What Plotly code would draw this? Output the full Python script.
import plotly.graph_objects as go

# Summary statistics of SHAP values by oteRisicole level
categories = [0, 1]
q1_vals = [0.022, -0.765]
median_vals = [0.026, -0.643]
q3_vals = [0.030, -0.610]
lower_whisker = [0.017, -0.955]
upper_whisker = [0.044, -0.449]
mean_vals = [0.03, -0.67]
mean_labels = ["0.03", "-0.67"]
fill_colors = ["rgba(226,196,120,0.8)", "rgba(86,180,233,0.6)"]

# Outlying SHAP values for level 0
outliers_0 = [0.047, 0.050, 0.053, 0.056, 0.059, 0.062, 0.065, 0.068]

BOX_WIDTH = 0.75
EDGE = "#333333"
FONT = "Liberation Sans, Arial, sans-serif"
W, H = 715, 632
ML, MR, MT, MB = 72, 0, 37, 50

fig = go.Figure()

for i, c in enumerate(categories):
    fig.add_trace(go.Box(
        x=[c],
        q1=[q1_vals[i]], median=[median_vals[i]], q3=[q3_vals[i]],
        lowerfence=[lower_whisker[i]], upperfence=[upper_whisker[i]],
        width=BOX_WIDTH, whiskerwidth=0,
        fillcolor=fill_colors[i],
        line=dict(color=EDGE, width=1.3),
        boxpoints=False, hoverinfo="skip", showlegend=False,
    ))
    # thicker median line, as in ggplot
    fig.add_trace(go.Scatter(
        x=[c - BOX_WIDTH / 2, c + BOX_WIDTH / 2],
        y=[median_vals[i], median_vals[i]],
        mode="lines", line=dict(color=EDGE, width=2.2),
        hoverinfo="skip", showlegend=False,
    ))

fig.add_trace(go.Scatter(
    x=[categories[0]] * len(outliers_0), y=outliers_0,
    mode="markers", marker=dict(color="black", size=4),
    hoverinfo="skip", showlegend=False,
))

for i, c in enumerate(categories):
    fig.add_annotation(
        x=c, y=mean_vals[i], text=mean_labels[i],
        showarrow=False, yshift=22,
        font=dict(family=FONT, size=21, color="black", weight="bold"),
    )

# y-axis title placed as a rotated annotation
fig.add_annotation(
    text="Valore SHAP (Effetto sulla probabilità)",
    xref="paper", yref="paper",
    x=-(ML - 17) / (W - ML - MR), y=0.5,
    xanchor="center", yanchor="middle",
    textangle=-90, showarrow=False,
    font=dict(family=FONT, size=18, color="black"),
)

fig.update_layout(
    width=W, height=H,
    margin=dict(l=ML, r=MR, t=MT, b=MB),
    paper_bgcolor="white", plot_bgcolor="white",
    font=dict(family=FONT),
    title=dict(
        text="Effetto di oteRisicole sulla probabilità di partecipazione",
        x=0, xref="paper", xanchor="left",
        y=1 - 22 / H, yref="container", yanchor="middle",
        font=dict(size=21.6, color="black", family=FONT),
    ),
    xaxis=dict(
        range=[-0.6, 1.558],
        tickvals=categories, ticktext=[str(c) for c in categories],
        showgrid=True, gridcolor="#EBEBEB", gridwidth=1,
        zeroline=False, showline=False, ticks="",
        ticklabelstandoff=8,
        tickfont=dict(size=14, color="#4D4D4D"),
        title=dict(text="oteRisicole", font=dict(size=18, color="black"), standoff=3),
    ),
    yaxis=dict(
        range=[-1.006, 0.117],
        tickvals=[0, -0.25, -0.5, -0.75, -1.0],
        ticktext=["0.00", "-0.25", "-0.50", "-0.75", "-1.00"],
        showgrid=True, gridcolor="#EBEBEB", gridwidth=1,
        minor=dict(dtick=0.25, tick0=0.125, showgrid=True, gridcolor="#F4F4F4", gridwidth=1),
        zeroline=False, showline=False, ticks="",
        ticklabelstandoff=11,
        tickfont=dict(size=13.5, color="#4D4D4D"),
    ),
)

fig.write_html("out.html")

★ ★ ★ ★

All of the lines above must be returned exactly.

◆ Final result:
What Plotly code would draw this? Output the full Python script.
import plotly.graph_objects as go

# Summary statistics of SHAP values by oteRisicole level
categories = [0, 1]
q1_vals = [0.022, -0.765]
median_vals = [0.026, -0.643]
q3_vals = [0.030, -0.610]
lower_whisker = [0.017, -0.955]
upper_whisker = [0.044, -0.449]
mean_vals = [0.03, -0.67]
mean_labels = ["0.03", "-0.67"]
fill_colors = ["rgba(226,196,120,0.8)", "rgba(86,180,233,0.6)"]

# Outlying SHAP values for level 0
outliers_0 = [0.047, 0.050, 0.053, 0.056, 0.059, 0.062, 0.065, 0.068]

BOX_WIDTH = 0.75
EDGE = "#333333"
FONT = "Liberation Sans, Arial, sans-serif"
W, H = 715, 632
ML, MR, MT, MB = 72, 0, 37, 50

fig = go.Figure()

for i, c in enumerate(categories):
    fig.add_trace(go.Box(
        x=[c],
        q1=[q1_vals[i]], median=[median_vals[i]], q3=[q3_vals[i]],
        lowerfence=[lower_whisker[i]], upperfence=[upper_whisker[i]],
        width=BOX_WIDTH, whiskerwidth=0,
        fillcolor=fill_colors[i],
        line=dict(color=EDGE, width=1.3),
        boxpoints=False, hoverinfo="skip", showlegend=False,
    ))
    # thicker median line, as in ggplot
    fig.add_trace(go.Scatter(
        x=[c - BOX_WIDTH / 2, c + BOX_WIDTH / 2],
        y=[median_vals[i], median_vals[i]],
        mode="lines", line=dict(color=EDGE, width=2.2),
        hoverinfo="skip", showlegend=False,
    ))

fig.add_trace(go.Scatter(
    x=[categories[0]] * len(outliers_0), y=outliers_0,
    mode="markers", marker=dict(color="black", size=4),
    hoverinfo="skip", showlegend=False,
))

for i, c in enumerate(categories):
    fig.add_annotation(
        x=c, y=mean_vals[i], text=mean_labels[i],
        showarrow=False, yshift=22,
        font=dict(family=FONT, size=21, color="black", weight="bold"),
    )

# y-axis title placed as a rotated annotation
fig.add_annotation(
    text="Valore SHAP (Effetto sulla probabilità)",
    xref="paper", yref="paper",
    x=-(ML - 17) / (W - ML - MR), y=0.5,
    xanchor="center", yanchor="middle",
    textangle=-90, showarrow=False,
    font=dict(family=FONT, size=18, color="black"),
)

fig.update_layout(
    width=W, height=H,
    margin=dict(l=ML, r=MR, t=MT, b=MB),
    paper_bgcolor="white", plot_bgcolor="white",
    font=dict(family=FONT),
    title=dict(
        text="Effetto di oteRisicole sulla probabilità di partecipazione",
        x=0, xref="paper", xanchor="left",
        y=1 - 22 / H, yref="container", yanchor="middle",
        font=dict(size=21.6, color="black", family=FONT),
    ),
    xaxis=dict(
        range=[-0.6, 1.558],
        tickvals=categories, ticktext=[str(c) for c in categories],
        showgrid=True, gridcolor="#EBEBEB", gridwidth=1,
        zeroline=False, showline=False, ticks="",
        ticklabelstandoff=8,
        tickfont=dict(size=14, color="#4D4D4D"),
        title=dict(text="oteRisicole", font=dict(size=18, color="black"), standoff=3),
    ),
    yaxis=dict(
        range=[-1.006, 0.117],
        tickvals=[0, -0.25, -0.5, -0.75, -1.0],
        ticktext=["0.00", "-0.25", "-0.50", "-0.75", "-1.00"],
        showgrid=True, gridcolor="#EBEBEB", gridwidth=1,
        minor=dict(dtick=0.25, tick0=0.125, showgrid=True, gridcolor="#F4F4F4", gridwidth=1),
        zeroline=False, showline=False, ticks="",
        ticklabelstandoff=11,
        tickfont=dict(size=13.5, color="#4D4D4D"),
    ),
)

fig.write_html("out.html")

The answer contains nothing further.